Leonardo da Vinci – The Biography
By Walter Isaacson
Simon & Schuster- £30.00
Leonardo’s fantasies pervaded everything he touched: his theatrical productions, plans to divert rivers, designs for ideal cities, schemes for flying machines, and almost every aspect of his art as well as engineering.
Largely due to his work, dimensionality became the supreme innovation of Renaissance art.
The portrayal of the landscape behind Lisa contains other tricks of the eye. We see it from high above, as if from a bird’s-eye view. The geological formations and misty mountains incorporate a mix, as did much of what Leonardo produced, of science and fantasy. The barren jaggedness evokes prehistoric eons, but it is connected to the present by a faint arched bridge […]. The horizon on the right side seems higher and more distant than the one on the left, a disjuncture that gives the painting a sense of dynamism. The earth seems to twist like Lisa’s torso does, and her head seems to cock slightly when you shift from focusing on the left horizon to the right horizon.
Where most biographies start with an Introduction, Leonardo Da Vinci – The Biography – a most terrific of book if ever there was one – embarks upon a list of principal characters; all of whom fall within the ‘Primary Periods of Leonardo da Vinci’s Life.’ This is then immediately followed by a colourful, four-page Timeline – which almost acts as something of an inadvertent reminder of just how much da Vinci achieved in his lifetime.
Thus by the time one has reached the actual Introduction itself (endearingly entitled ‘I Can Also Paint’), one has already gleaned an undercurrent of periodic knowledge. And if there’s one thing and one thing alone that one ought to equate with Leonardo da Vinci, it is surely knowledge.
That said, to say Walter Isaacson herein deciphers and homes in on someone who was very clearly a most complex human being, is something of the quintessential understatement.

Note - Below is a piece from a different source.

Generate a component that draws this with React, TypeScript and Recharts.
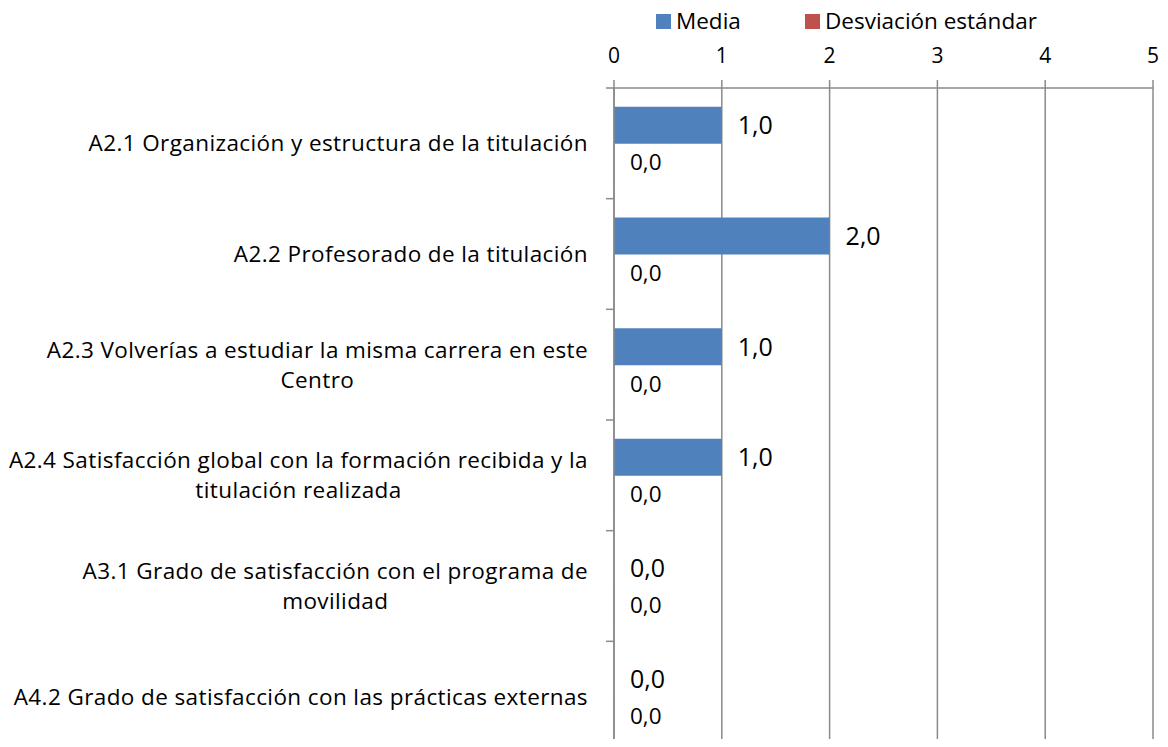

Such a simple, albeit effective line as ”vision without execution is hallucination,” is as surely alluring from a reading perspective, as it is most profound within the parameters of da Vinci’s work itself. Might as much stem from the openness of the author’s approach throughout these thirty-three chapters; most, if not all of which, are underlined by a more than regal, sensible and what’s more, relatively current grounding: ”[…] when Steve Jobs climaxed his product launches with an image of streets signs showing the intersection of the liberal arts and technology. Leonardo was his hero. ”He saw beauty in both art and engineering,” Jobs said, ”and his ability to combine them was what made him a genius.”
Moreover, one does feel the need to openly admit that such grounding is as equally aligned with daring, as the very first of the above three opening quotes – with regards Leonardo’s technical fantasies – ought surely substantiate.
After all, such daring is itself immediately clarified by the following, wherein Isaacson writes: ”His letter to the ruler of Milan is an example, since his military engineering skills then existed mainly in his mind. His initial role at the court was not building weapons but conjuring up festivals and pageants. Even at the height of his career, most of his fighting and flying contraptions were more visionary than practical.”
I do indeed rather like the author’s use of the word ‘contraptions,’ which again, focuses on the subject’s potentiality, as opposed to a seemingly fawning conglomeration of all that da Vinci achieved throughout his lifetime. As such, these 525 pages (excluding Abbreviations of Frequently Cited Sources, extensive Notes, Illustration Credits and Index) are just as much an appreciation of Leonardo da Vinci’s life, as they are a chronological re-telling.
Suffice to say, there’s an entire chapter devoted to The Mona Lisa which is as equally revelatory as it is informed.
If not scientific in description.
Throughout the chapter, Isaacson bequeaths both the reader as well as the art lover, with oodles to ponder upon. Not to mention, continue thinking about: ”Covering Lisa’s hair is a gossamer veil, worn as a mark of virtue (not mourning), which is so transparent that it would be almost unnoticeable were it not for the line it makes across the top of her forehead. Look carefully at how it drapes loosely over her hair near her right ear; it is evident that Leonardo was meticulous enough to paint the background landscape first and then used almost transparent glazes to paint the veil over it […]. Depicting veils came naturally to Leonardo. He had a fingertip feel for the elusive nature of reality and the uncertainties of perception. Understanding that light hits multiple points on the retina, he wrote that humans perceive reality as lacking razor-sharp edges and lines; instead, we see everything with a sfumato-like softness of the edges. This is true not only of the misty landscapes stretching out to infinity; it applies even to the outlines of Lisa’s fingers that seem so close we think we can touch them. We see everything, Leonardo knew, through a veil.”
That Isaacson’s previous books, among others, include Steve Jobs, Einstein: His Life and Universe, A Benjamin Franklin Reader and Kissinger: A Biography; one invariably knows one is in good academic, if not well researched company whilst reading this most audacious and engaging of biographies. Along with a menagerie of colour plates, reproductions and r-produced diagrams throughout, Leonardo da Vinci – The Biography is a veritable treasure-trove of literary finesse, analyses and a whole lot more besides.